(begin)

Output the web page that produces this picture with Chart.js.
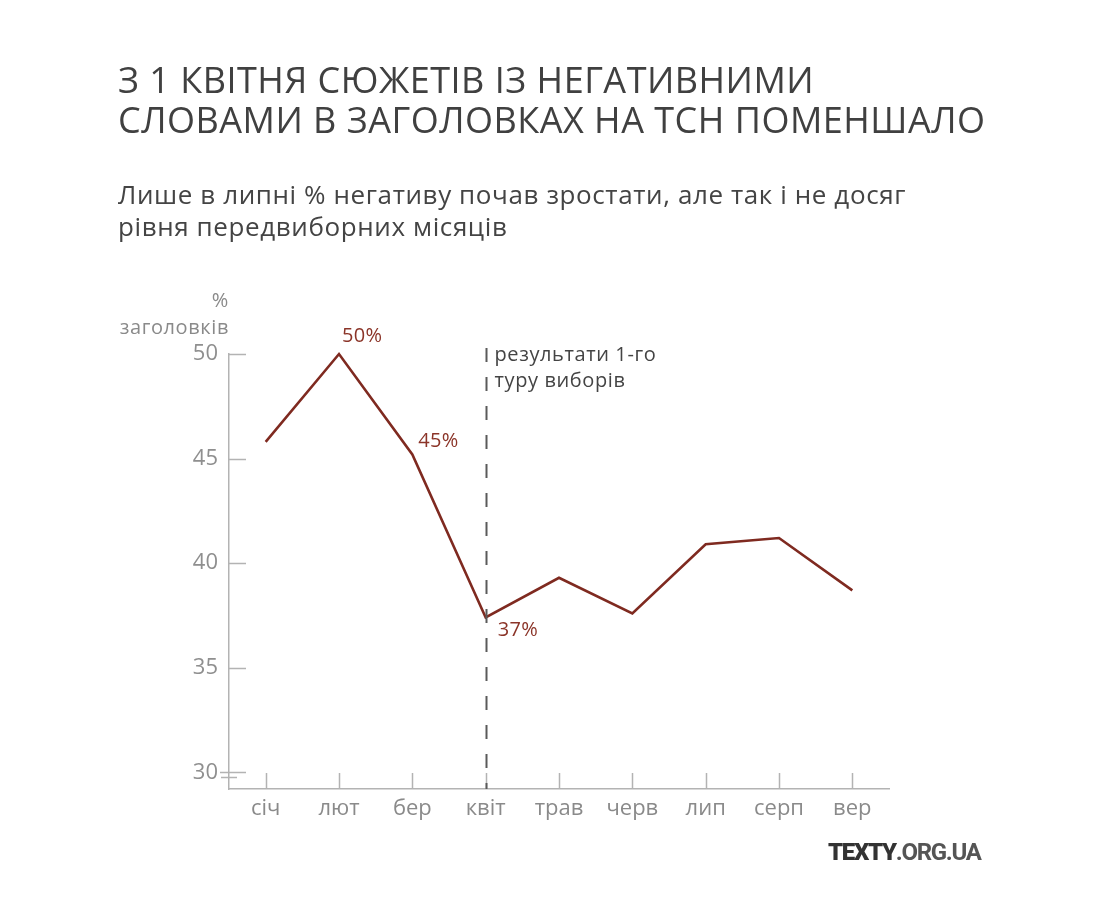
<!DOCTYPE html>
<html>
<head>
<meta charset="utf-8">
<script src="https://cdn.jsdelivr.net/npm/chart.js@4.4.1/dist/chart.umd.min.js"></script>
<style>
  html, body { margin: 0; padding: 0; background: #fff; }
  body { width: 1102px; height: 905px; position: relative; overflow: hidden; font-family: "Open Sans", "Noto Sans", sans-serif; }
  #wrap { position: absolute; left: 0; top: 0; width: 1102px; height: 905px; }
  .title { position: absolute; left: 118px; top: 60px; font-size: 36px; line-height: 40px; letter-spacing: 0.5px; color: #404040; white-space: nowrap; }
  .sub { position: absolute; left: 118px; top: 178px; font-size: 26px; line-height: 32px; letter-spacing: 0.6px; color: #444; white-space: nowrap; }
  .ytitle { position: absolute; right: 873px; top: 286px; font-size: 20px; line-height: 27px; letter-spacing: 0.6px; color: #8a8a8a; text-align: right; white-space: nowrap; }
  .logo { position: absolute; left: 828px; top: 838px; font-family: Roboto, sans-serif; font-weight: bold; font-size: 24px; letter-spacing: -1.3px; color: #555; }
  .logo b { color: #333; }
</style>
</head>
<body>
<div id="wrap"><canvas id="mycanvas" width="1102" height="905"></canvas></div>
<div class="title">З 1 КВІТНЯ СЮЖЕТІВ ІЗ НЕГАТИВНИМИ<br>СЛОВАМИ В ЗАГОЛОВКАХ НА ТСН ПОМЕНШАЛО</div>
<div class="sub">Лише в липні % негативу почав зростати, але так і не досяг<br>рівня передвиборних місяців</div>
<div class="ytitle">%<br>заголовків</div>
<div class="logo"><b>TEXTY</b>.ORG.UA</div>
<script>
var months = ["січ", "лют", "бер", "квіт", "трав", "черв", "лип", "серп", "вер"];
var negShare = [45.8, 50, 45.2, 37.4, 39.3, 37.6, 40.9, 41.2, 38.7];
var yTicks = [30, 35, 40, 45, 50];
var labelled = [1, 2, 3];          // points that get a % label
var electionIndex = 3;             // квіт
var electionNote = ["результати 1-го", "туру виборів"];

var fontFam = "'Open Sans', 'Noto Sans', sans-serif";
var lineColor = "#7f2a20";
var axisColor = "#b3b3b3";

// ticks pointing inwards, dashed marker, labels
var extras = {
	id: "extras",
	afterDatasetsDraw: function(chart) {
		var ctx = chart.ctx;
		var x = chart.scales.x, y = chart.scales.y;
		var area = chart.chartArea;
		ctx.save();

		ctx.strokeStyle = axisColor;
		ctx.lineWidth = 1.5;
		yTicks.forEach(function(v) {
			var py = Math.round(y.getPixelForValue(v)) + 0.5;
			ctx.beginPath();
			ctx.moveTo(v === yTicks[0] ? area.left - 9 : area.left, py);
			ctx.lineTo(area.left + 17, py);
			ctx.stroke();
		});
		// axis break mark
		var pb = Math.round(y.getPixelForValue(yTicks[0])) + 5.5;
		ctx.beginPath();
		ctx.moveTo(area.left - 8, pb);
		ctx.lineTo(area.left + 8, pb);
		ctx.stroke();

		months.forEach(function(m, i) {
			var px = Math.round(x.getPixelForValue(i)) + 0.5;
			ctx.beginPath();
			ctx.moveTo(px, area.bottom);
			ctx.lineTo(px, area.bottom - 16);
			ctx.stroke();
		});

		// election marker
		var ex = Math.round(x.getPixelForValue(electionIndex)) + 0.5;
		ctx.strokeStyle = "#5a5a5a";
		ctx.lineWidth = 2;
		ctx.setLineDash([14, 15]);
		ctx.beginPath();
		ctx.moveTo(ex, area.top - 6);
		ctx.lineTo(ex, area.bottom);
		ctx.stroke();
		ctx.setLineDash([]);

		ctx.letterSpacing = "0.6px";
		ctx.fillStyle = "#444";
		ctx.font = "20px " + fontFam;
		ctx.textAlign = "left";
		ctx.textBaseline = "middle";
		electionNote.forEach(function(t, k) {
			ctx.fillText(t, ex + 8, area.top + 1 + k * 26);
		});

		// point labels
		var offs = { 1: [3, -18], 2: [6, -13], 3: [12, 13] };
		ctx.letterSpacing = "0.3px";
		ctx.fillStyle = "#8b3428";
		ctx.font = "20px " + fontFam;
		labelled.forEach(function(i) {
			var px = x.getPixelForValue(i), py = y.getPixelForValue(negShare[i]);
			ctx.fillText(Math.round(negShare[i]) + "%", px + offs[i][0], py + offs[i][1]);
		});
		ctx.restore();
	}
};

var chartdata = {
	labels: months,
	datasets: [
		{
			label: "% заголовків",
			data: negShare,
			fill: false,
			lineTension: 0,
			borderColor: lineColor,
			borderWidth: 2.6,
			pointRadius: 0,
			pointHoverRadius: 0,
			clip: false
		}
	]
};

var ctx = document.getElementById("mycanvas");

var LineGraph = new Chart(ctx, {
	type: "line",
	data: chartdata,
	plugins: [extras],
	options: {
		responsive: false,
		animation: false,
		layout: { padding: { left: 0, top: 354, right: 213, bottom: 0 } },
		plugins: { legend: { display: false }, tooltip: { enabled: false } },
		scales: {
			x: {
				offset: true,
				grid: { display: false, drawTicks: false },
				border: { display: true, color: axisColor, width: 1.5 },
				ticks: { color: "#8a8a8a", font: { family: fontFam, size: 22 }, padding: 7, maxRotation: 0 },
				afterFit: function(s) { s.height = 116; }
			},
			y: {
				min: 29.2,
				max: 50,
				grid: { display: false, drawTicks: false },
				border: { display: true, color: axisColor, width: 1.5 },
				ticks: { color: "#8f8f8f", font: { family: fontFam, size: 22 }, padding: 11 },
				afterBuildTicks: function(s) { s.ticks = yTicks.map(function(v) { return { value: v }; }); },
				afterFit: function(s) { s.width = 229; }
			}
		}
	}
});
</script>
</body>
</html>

(end)

## Problem statement
Reproduce the material above verbatim; omit every picture.

## Written solution
Output the web page that produces this picture with Chart.js.
<!DOCTYPE html>
<html>
<head>
<meta charset="utf-8">
<script src="https://cdn.jsdelivr.net/npm/chart.js@4.4.1/dist/chart.umd.min.js"></script>
<style>
  html, body { margin: 0; padding: 0; background: #fff; }
  body { width: 1102px; height: 905px; position: relative; overflow: hidden; font-family: "Open Sans", "Noto Sans", sans-serif; }
  #wrap { position: absolute; left: 0; top: 0; width: 1102px; height: 905px; }
  .title { position: absolute; left: 118px; top: 60px; font-size: 36px; line-height: 40px; letter-spacing: 0.5px; color: #404040; white-space: nowrap; }
  .sub { position: absolute; left: 118px; top: 178px; font-size: 26px; line-height: 32px; letter-spacing: 0.6px; color: #444; white-space: nowrap; }
  .ytitle { position: absolute; right: 873px; top: 286px; font-size: 20px; line-height: 27px; letter-spacing: 0.6px; color: #8a8a8a; text-align: right; white-space: nowrap; }
  .logo { position: absolute; left: 828px; top: 838px; font-family: Roboto, sans-serif; font-weight: bold; font-size: 24px; letter-spacing: -1.3px; color: #555; }
  .logo b { color: #333; }
</style>
</head>
<body>
<div id="wrap"><canvas id="mycanvas" width="1102" height="905"></canvas></div>
<div class="title">З 1 КВІТНЯ СЮЖЕТІВ ІЗ НЕГАТИВНИМИ<br>СЛОВАМИ В ЗАГОЛОВКАХ НА ТСН ПОМЕНШАЛО</div>
<div class="sub">Лише в липні % негативу почав зростати, але так і не досяг<br>рівня передвиборних місяців</div>
<div class="ytitle">%<br>заголовків</div>
<div class="logo"><b>TEXTY</b>.ORG.UA</div>
<script>
var months = ["січ", "лют", "бер", "квіт", "трав", "черв", "лип", "серп", "вер"];
var negShare = [45.8, 50, 45.2, 37.4, 39.3, 37.6, 40.9, 41.2, 38.7];
var yTicks = [30, 35, 40, 45, 50];
var labelled = [1, 2, 3];          // points that get a % label
var electionIndex = 3;             // квіт
var electionNote = ["результати 1-го", "туру виборів"];

var fontFam = "'Open Sans', 'Noto Sans', sans-serif";
var lineColor = "#7f2a20";
var axisColor = "#b3b3b3";

// ticks pointing inwards, dashed marker, labels
var extras = {
	id: "extras",
	afterDatasetsDraw: function(chart) {
		var ctx = chart.ctx;
		var x = chart.scales.x, y = chart.scales.y;
		var area = chart.chartArea;
		ctx.save();

		ctx.strokeStyle = axisColor;
		ctx.lineWidth = 1.5;
		yTicks.forEach(function(v) {
			var py = Math.round(y.getPixelForValue(v)) + 0.5;
			ctx.beginPath();
			ctx.moveTo(v === yTicks[0] ? area.left - 9 : area.left, py);
			ctx.lineTo(area.left + 17, py);
			ctx.stroke();
		});
		// axis break mark
		var pb = Math.round(y.getPixelForValue(yTicks[0])) + 5.5;
		ctx.beginPath();
		ctx.moveTo(area.left - 8, pb);
		ctx.lineTo(area.left + 8, pb);
		ctx.stroke();

		months.forEach(function(m, i) {
			var px = Math.round(x.getPixelForValue(i)) + 0.5;
			ctx.beginPath();
			ctx.moveTo(px, area.bottom);
			ctx.lineTo(px, area.bottom - 16);
			ctx.stroke();
		});

		// election marker
		var ex = Math.round(x.getPixelForValue(electionIndex)) + 0.5;
		ctx.strokeStyle = "#5a5a5a";
		ctx.lineWidth = 2;
		ctx.setLineDash([14, 15]);
		ctx.beginPath();
		ctx.moveTo(ex, area.top - 6);
		ctx.lineTo(ex, area.bottom);
		ctx.stroke();
		ctx.setLineDash([]);

		ctx.letterSpacing = "0.6px";
		ctx.fillStyle = "#444";
		ctx.font = "20px " + fontFam;
		ctx.textAlign = "left";
		ctx.textBaseline = "middle";
		electionNote.forEach(function(t, k) {
			ctx.fillText(t, ex + 8, area.top + 1 + k * 26);
		});

		// point labels
		var offs = { 1: [3, -18], 2: [6, -13], 3: [12, 13] };
		ctx.letterSpacing = "0.3px";
		ctx.fillStyle = "#8b3428";
		ctx.font = "20px " + fontFam;
		labelled.forEach(function(i) {
			var px = x.getPixelForValue(i), py = y.getPixelForValue(negShare[i]);
			ctx.fillText(Math.round(negShare[i]) + "%", px + offs[i][0], py + offs[i][1]);
		});
		ctx.restore();
	}
};

var chartdata = {
	labels: months,
	datasets: [
		{
			label: "% заголовків",
			data: negShare,
			fill: false,
			lineTension: 0,
			borderColor: lineColor,
			borderWidth: 2.6,
			pointRadius: 0,
			pointHoverRadius: 0,
			clip: false
		}
	]
};

var ctx = document.getElementById("mycanvas");

var LineGraph = new Chart(ctx, {
	type: "line",
	data: chartdata,
	plugins: [extras],
	options: {
		responsive: false,
		animation: false,
		layout: { padding: { left: 0, top: 354, right: 213, bottom: 0 } },
		plugins: { legend: { display: false }, tooltip: { enabled: false } },
		scales: {
			x: {
				offset: true,
				grid: { display: false, drawTicks: false },
				border: { display: true, color: axisColor, width: 1.5 },
				ticks: { color: "#8a8a8a", font: { family: fontFam, size: 22 }, padding: 7, maxRotation: 0 },
				afterFit: function(s) { s.height = 116; }
			},
			y: {
				min: 29.2,
				max: 50,
				grid: { display: false, drawTicks: false },
				border: { display: true, color: axisColor, width: 1.5 },
				ticks: { color: "#8f8f8f", font: { family: fontFam, size: 22 }, padding: 11 },
				afterBuildTicks: function(s) { s.ticks = yTicks.map(function(v) { return { value: v }; }); },
				afterFit: function(s) { s.width = 229; }
			}
		}
	}
});
</script>
</body>
</html>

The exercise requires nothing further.